Efficient machine learning-assisted failure analysis method for circuit-level defect prediction

Integral to the success of transistor advancements is the accurate use of failure analysis (FA) which benefits in fine-tuning and optimization of the fabrication processes. However, the chip makers face several FA challenges as device sizes, structure, and material complexities scale dramatically. To sustain manufacturability, one can accelerate defect identification at all steps of the chip processing and design. On the other hand, as technologies scale below the nanometer nodes, devices are more sensitive to unavoidable process-induced variability.
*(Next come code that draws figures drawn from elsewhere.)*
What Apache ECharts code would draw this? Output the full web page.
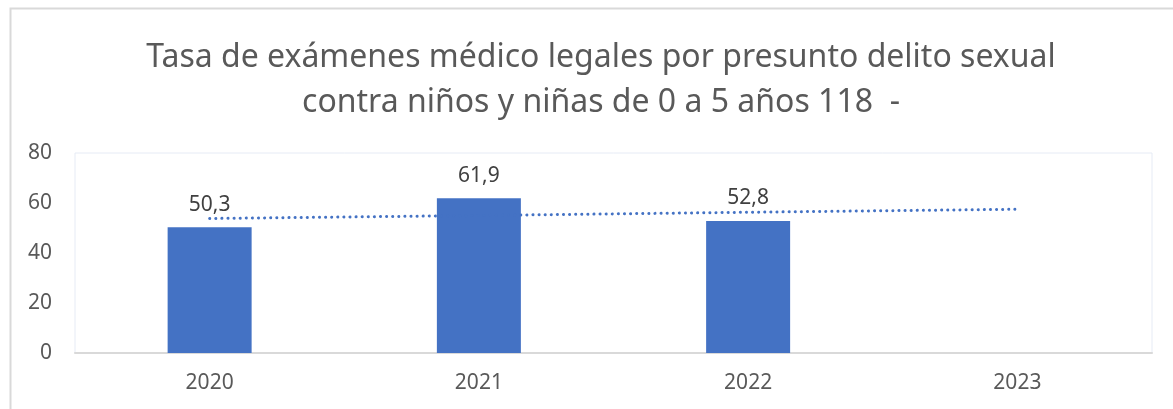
<!DOCTYPE html>
<html>

<head>
    <meta charset="utf-8" />
    <script src="https://cdn.jsdelivr.net/npm/echarts@6/dist/echarts.min.js"></script>
    <style>
        html, body { margin: 0; padding: 0; background: #fff; }
    </style>
</head>

<body>
    <div id="main" style="width: 1173px;height:409px;"></div>
    <script type="text/javascript">
        const YEARS = ["2020", "2021", "2022", "2023"];
        const TASA = [50.3, 61.9, 52.8, null];
        // tendencia lineal
        const TREND = [53.8, 55.0, 56.3, 57.5];
        const Y_TICKS = [0, 20, 40, 60, 80];

        const BLUE = '#4472C4';
        const GREY = '#595959';

        const myChart = echarts.init(document.getElementById('main'));
        myChart.setOption({
            animation: false,
            textStyle: { fontFamily: 'Noto Sans' },
            title: {
                text: 'Tasa de exámenes médico legales por presunto delito sexual\ncontra niños y niñas de 0 a 5 años 118  -',
                left: 596,
                top: 30,
                textAlign: 'center',
                textStyle: {
                    color: GREY,
                    fontSize: 32,
                    fontWeight: 'normal',
                    lineHeight: 45,
                    fontFamily: 'Noto Sans'
                }
            },
            graphic: [{
                type: 'rect',
                shape: { x: 10.5, y: 8.5, width: 1200, height: 450 },
                style: { fill: 'none', stroke: '#d9d9d9', lineWidth: 2 },
                silent: true
            }],
            grid: {
                left: 75,
                right: 21,
                top: 153,
                bottom: 56,
                show: true,
                borderColor: '#e6ebf5',
                borderWidth: 1,
                backgroundColor: 'transparent'
            },
            xAxis: {
                type: 'category',
                data: YEARS,
                axisLine: { lineStyle: { color: '#d9d9d9', width: 2 } },
                axisTick: { show: false },
                axisLabel: { color: GREY, fontSize: 21, margin: 20 }
            },
            yAxis: {
                type: 'value',
                min: Y_TICKS[0],
                max: Y_TICKS[Y_TICKS.length - 1],
                interval: 20,
                splitLine: { show: false },
                axisLine: { show: false },
                axisTick: { show: false },
                axisLabel: { color: GREY, fontSize: 21, margin: 23 }
            },
            series: [{
                type: 'bar',
                data: TASA,
                barWidth: 84,
                itemStyle: { color: BLUE },
                label: {
                    show: true,
                    position: 'top',
                    distance: 12,
                    color: '#404040',
                    fontSize: 21,
                    formatter: p => p.value == null ? '' : String(p.value).replace('.', ',')
                }
            }, {
                type: 'line',
                data: TREND,
                symbol: 'none',
                lineStyle: { color: BLUE, width: 3, type: [0.1, 6], cap: 'round' },
                z: 3
            }]
        });
    </script>
</body>

</html>
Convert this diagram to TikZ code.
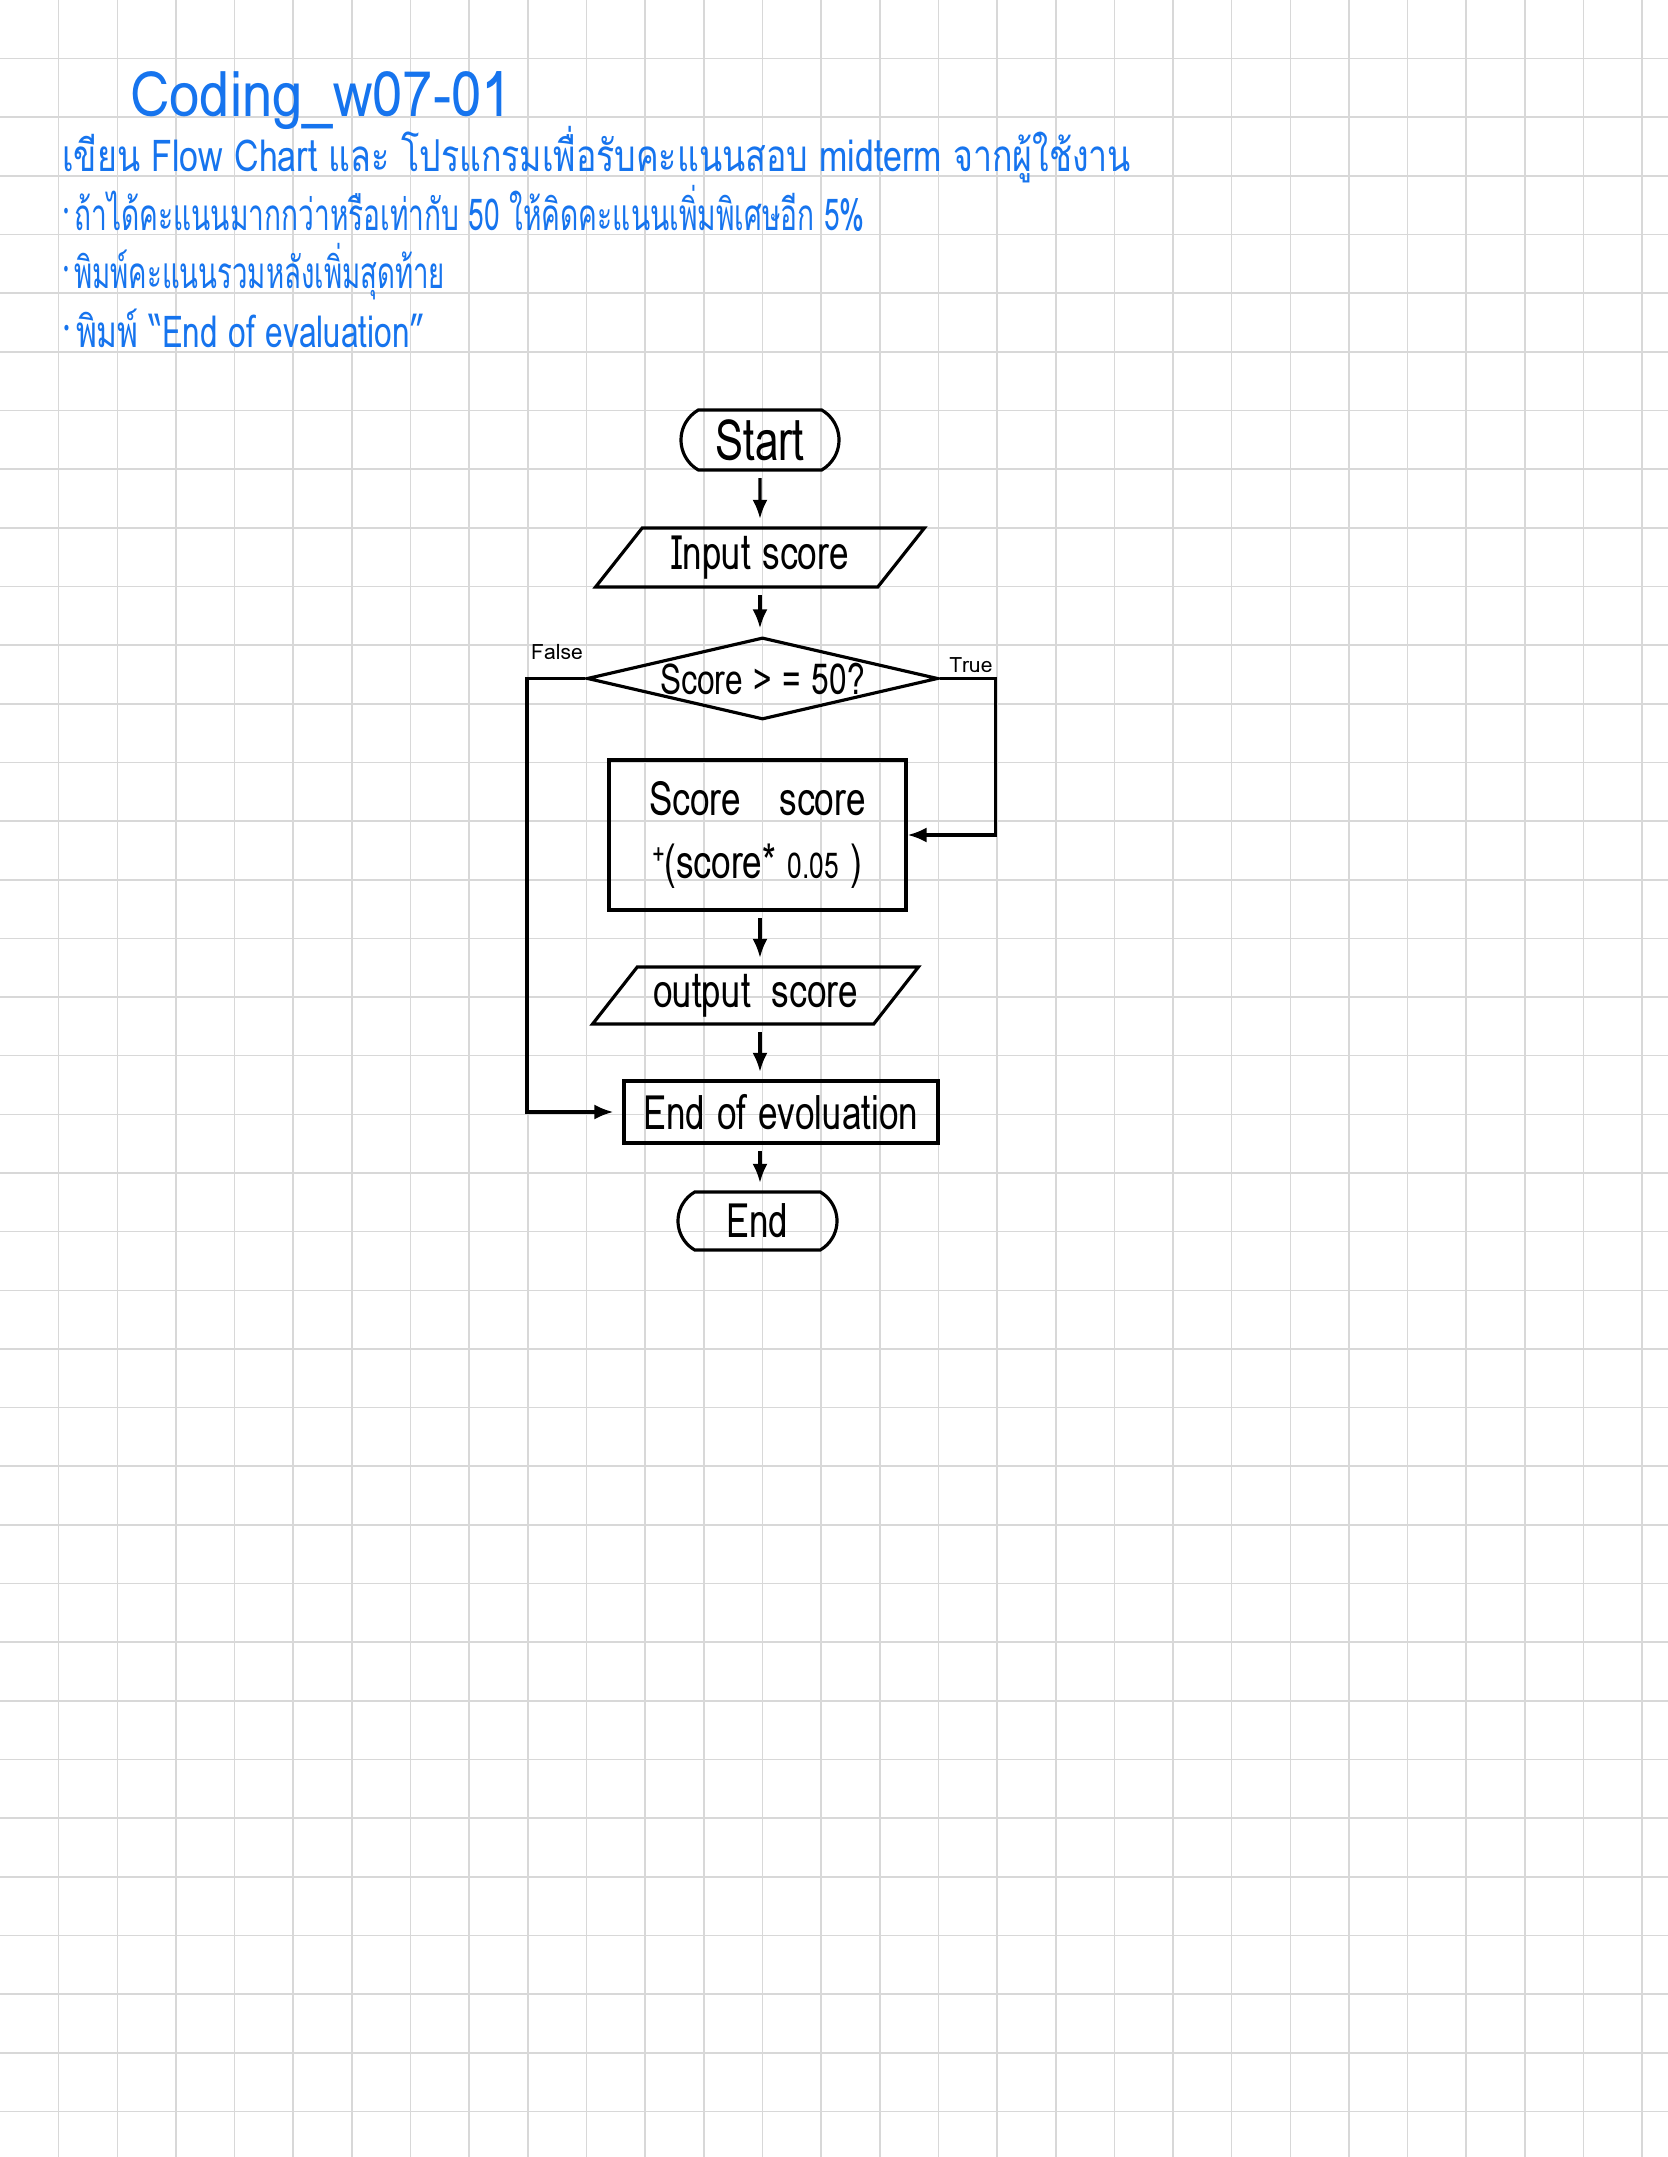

Therefore, metallic defects and process-induced variability need to be treated concurrently in the context of chip scaling, while failure diagnostic methods to decouple the effects should be developed. Indeed, the locating a defective component from thousands of circuits in a microchip in the presence of variability is a tedious task. This work shows how the SPICE circuit simulations coupled with machine learning based-physical modeling should be effectively used to tackle such a problem for a 6T-SRAM bit cell. An automatic bridge defect recognition system for such a circuit is devised by training a predictive model on simulation data. For feature descriptors of the model, the symmetry of the circuit and a fundamental material property are leveraged: metals (semiconductors) have a positive (negative) temperature coefficient of resistance up to a certain voltage range. Then, this work successfully demonstrates that how a defective circuit is identified along with its defective component's position with approximately 99.5 % accuracy. This proposed solution should greatly help to accelerate the production process of the integrated circuits.